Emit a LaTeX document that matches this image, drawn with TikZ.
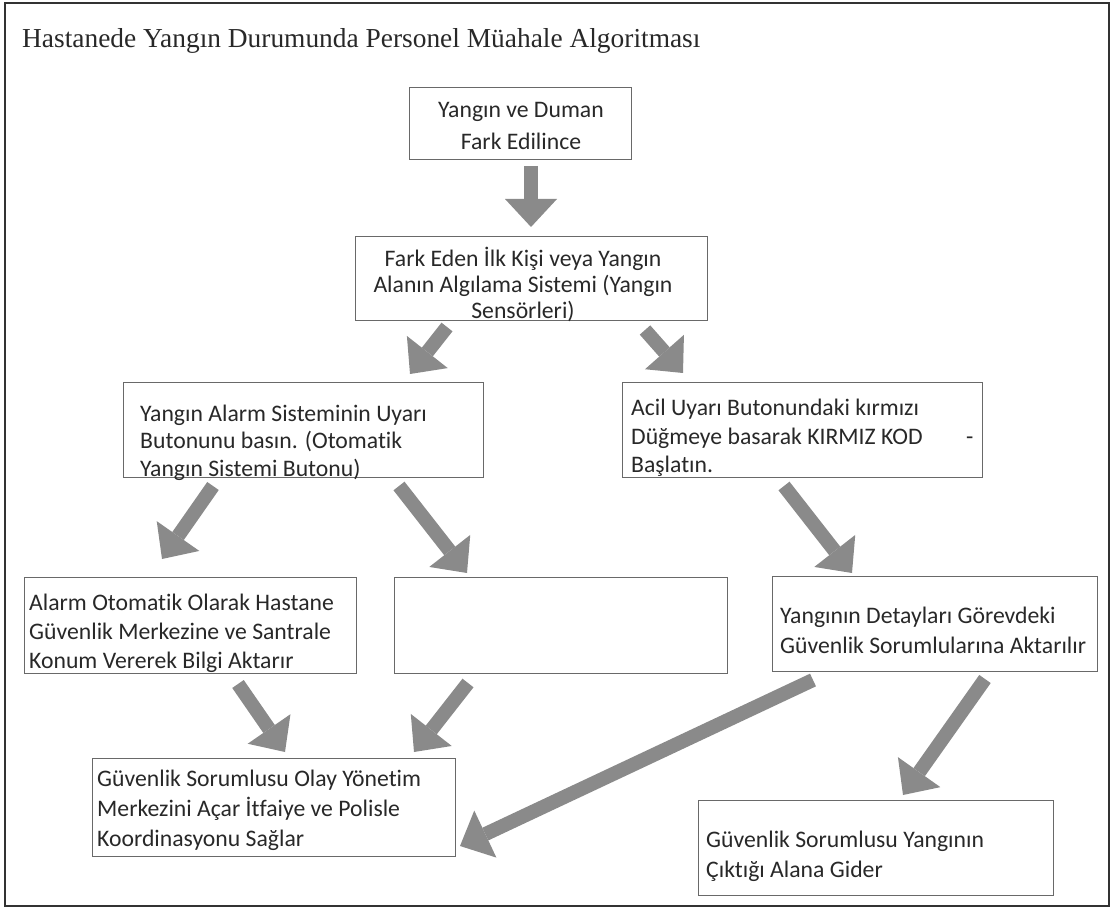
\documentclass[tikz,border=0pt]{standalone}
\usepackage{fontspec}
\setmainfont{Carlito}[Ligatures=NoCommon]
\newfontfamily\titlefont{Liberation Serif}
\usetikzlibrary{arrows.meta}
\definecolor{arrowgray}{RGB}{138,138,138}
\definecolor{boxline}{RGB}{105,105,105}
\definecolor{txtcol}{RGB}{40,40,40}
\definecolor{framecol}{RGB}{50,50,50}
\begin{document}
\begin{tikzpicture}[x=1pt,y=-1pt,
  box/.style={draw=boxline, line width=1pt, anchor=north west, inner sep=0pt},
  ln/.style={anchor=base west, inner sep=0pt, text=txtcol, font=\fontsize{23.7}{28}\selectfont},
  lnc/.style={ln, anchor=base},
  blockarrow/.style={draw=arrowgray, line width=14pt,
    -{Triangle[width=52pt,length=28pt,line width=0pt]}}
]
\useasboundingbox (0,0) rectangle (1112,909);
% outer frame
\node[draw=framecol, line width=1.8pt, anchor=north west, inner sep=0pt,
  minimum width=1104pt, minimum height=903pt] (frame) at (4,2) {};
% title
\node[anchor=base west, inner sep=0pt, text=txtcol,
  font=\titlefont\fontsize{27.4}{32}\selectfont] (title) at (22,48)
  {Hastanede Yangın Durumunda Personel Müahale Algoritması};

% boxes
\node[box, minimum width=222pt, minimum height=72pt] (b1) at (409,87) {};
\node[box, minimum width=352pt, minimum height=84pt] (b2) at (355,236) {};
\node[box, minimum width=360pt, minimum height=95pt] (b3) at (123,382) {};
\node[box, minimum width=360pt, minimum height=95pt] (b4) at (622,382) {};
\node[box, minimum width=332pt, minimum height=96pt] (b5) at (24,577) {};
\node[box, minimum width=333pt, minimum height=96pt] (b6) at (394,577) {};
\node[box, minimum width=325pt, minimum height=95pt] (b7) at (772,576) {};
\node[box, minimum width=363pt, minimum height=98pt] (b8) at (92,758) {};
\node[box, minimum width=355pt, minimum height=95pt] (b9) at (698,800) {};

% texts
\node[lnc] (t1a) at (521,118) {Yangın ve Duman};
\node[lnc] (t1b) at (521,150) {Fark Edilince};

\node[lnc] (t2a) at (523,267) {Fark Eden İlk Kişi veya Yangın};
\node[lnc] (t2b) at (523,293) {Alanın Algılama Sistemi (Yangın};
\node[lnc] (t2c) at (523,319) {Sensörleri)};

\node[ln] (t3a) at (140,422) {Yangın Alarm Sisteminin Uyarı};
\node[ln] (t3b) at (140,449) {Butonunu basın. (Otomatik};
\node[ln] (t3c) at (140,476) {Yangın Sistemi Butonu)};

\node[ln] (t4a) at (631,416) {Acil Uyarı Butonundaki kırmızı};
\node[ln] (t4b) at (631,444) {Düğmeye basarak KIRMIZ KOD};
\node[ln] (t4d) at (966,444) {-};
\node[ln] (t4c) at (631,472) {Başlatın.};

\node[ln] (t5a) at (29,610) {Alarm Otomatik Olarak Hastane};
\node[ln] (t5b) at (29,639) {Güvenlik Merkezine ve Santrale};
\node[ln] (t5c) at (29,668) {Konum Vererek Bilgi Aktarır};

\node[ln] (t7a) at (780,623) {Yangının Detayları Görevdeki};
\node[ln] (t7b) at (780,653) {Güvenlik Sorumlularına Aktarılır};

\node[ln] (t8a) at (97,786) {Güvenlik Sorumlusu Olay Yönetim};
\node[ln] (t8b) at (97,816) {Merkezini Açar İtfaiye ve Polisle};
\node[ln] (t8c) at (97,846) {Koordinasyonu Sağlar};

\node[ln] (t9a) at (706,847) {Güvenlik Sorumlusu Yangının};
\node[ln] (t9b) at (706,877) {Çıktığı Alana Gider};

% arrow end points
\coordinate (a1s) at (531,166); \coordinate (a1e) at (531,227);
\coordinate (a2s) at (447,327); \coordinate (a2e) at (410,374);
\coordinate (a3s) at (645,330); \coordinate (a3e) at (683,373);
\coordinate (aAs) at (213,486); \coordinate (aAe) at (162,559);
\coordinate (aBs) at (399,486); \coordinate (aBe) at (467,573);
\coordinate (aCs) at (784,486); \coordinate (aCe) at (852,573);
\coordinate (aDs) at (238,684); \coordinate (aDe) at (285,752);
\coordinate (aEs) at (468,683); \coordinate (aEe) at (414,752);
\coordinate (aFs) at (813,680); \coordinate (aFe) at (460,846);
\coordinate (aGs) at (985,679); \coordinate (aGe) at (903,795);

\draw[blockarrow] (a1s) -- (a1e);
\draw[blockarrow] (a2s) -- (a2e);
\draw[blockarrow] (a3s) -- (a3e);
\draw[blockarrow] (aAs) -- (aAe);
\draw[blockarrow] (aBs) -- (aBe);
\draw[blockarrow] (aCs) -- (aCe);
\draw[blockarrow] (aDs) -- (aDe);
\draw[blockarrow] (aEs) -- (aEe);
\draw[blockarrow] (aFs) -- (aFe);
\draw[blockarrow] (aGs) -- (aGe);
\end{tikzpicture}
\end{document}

Objective
Your task is to restate word for word the lines from the top of the data to the line containing "Yangın Durumunda Personel", both ends included, with every picture left out.

Task solution
Emit a LaTeX document that matches this image, drawn with TikZ.
\documentclass[tikz,border=0pt]{standalone}
\usepackage{fontspec}
\setmainfont{Carlito}[Ligatures=NoCommon]
\newfontfamily\titlefont{Liberation Serif}
\usetikzlibrary{arrows.meta}
\definecolor{arrowgray}{RGB}{138,138,138}
\definecolor{boxline}{RGB}{105,105,105}
\definecolor{txtcol}{RGB}{40,40,40}
\definecolor{framecol}{RGB}{50,50,50}
\begin{document}
\begin{tikzpicture}[x=1pt,y=-1pt,
  box/.style={draw=boxline, line width=1pt, anchor=north west, inner sep=0pt},
  ln/.style={anchor=base west, inner sep=0pt, text=txtcol, font=\fontsize{23.7}{28}\selectfont},
  lnc/.style={ln, anchor=base},
  blockarrow/.style={draw=arrowgray, line width=14pt,
    -{Triangle[width=52pt,length=28pt,line width=0pt]}}
]
\useasboundingbox (0,0) rectangle (1112,909);
% outer frame
\node[draw=framecol, line width=1.8pt, anchor=north west, inner sep=0pt,
  minimum width=1104pt, minimum height=903pt] (frame) at (4,2) {};
% title
\node[anchor=base west, inner sep=0pt, text=txtcol,
  font=\titlefont\fontsize{27.4}{32}\selectfont] (title) at (22,48)
  {Hastanede Yangın Durumunda Personel Müahale Algoritması};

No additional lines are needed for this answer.